La verdad es que mañana, martes 3 de noviembre, no habrá una sola elección en Estados Unidos. Habrá más de 50.
Cada estado y territorio tiene efectivamente su propio voto individual, una realidad que provocará recuentos enconados de votos, irregularidades electorales y batallas judiciales, pero que (con suerte) producirá un presidente al final. El proceso electoral fragmentado explica cómo Hillary Clinton pudo vencer a Donald Trump por casi 3 millones de votos en todo el país en 2016, y aún así perder la presidencia en el complejo sistema del Colegio Electoral. Es el federalismo en acción.
En los EE. UU., no existe un estándar nacional sobre cómo las personas votan o en qué dispositivo registran sus opciones. No existe una regla común sobre cuándo pueden emitir un voto. En algunos estados, votar es muy sencillo. En otros, te parás bajo la lluvia o el frío durante horas para ejercer tu derecho.
Algunos estados, especialmente aquellos con legislaturas conservadoras, hacen todo lo posible para dificultar la votación a las minorías -afroamericanas, latinas- que tienden a votar por los demócratas. En Texas, un estado más grande que Francia por área, un gobernador republicano limitó las cajas de recolección de votos anticipados a una por condado. Algunos estados cortan la votación por correo el día de las elecciones. Otros contarán las papeletas que lleguen varios días después.
En muchos estados, ni siquiera está claro quién supervisa realmente las elecciones. Las autoridades en cada estado están nominalmente a cargo de la integridad del sufragio y el recuento de votos.

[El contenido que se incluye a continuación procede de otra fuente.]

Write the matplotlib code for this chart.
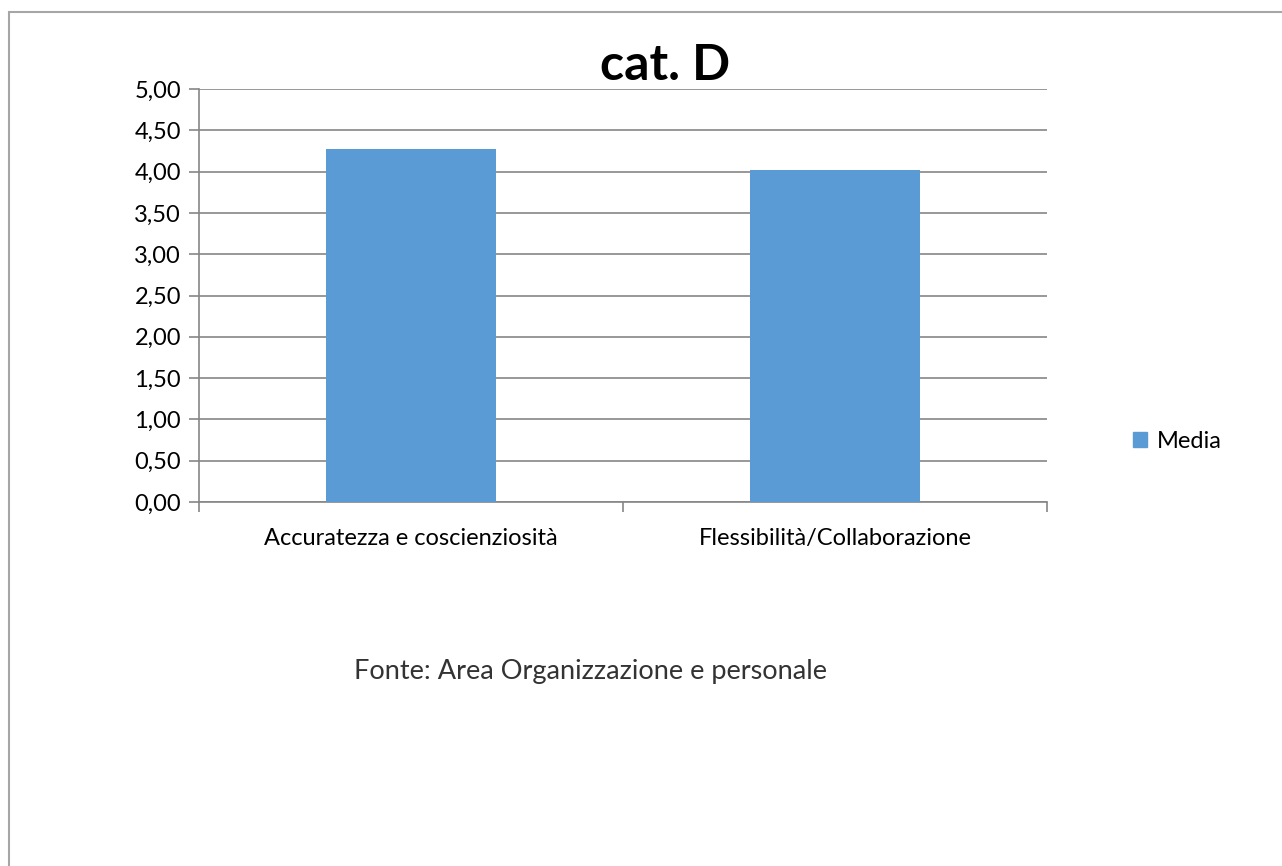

Pero el poder judicial politizado de Estados Unidos a menudo tiene voz. El martes de la semana anterior, por ejemplo, un juez de Michigan anuló una orden del Secretario de Estado local, demócrata, prohibiendo la portación de armas en los lugares de votación.
Ocasionalmente, la Corte Suprema, en general con una mayoría conservadora en las últimas décadas, se ve arrastrada. La disputada elección del 2000 decidida por los jueces a favor de George W. Bush, dejó un sabor amargo, especialmente para sus opositores. Ahora, la cúspide del poder judicial de EE.UU. parece meterse en disputas políticas con poca lógica. El lunes 23 dictaminó que un tribunal inferior usurpó el poder de los legisladores de Wisconsin al decidir extender los plazos de votación por correo.
Pero la legislatura de Wisconsin, dirigida por los republicanos, una de las menos activas del país, no ha logrado arreglar un sistema electoral sobrecargado por la demanda en medio de la pandemia. Más confuso aún, esa decisión de la Corte Suprema parece inconsistente con una decisión anterior que permite una fecha límite extendida para la votación por correo en Pensilvania.
Estados Unidos es una democracia, en la definición de Schumpeter. Hay un proceso público de selección de liderazgos políticos, en el que participa el voto popular. Este proceso de selección puede ser complicado y confuso, y como el voto no es obligatorio -y hay lugares donde no es fácil registrarse para ejercerlo, como se indica arriba- no expresa la voluntad de todos los ciudadanos. Pero el hecho es que, en última instancia, hay que convencer a los votantes.
Por ejemplo, muchos politólogos aficionados en Argentina -y en muchos otros lugares- cuestionan la candidatura de Joe Biden «¿Cómo pusieron a alguien de 77 años, con 0 carisma, para disputar con Trump?».
Sucede que Biden fue el ganador -o el menos perdedor- de las primarias del partido demócrata, donde se enfrentaron media docena de candidatos durante largos meses.
La política no es lineal, ni simple, en ningún lado.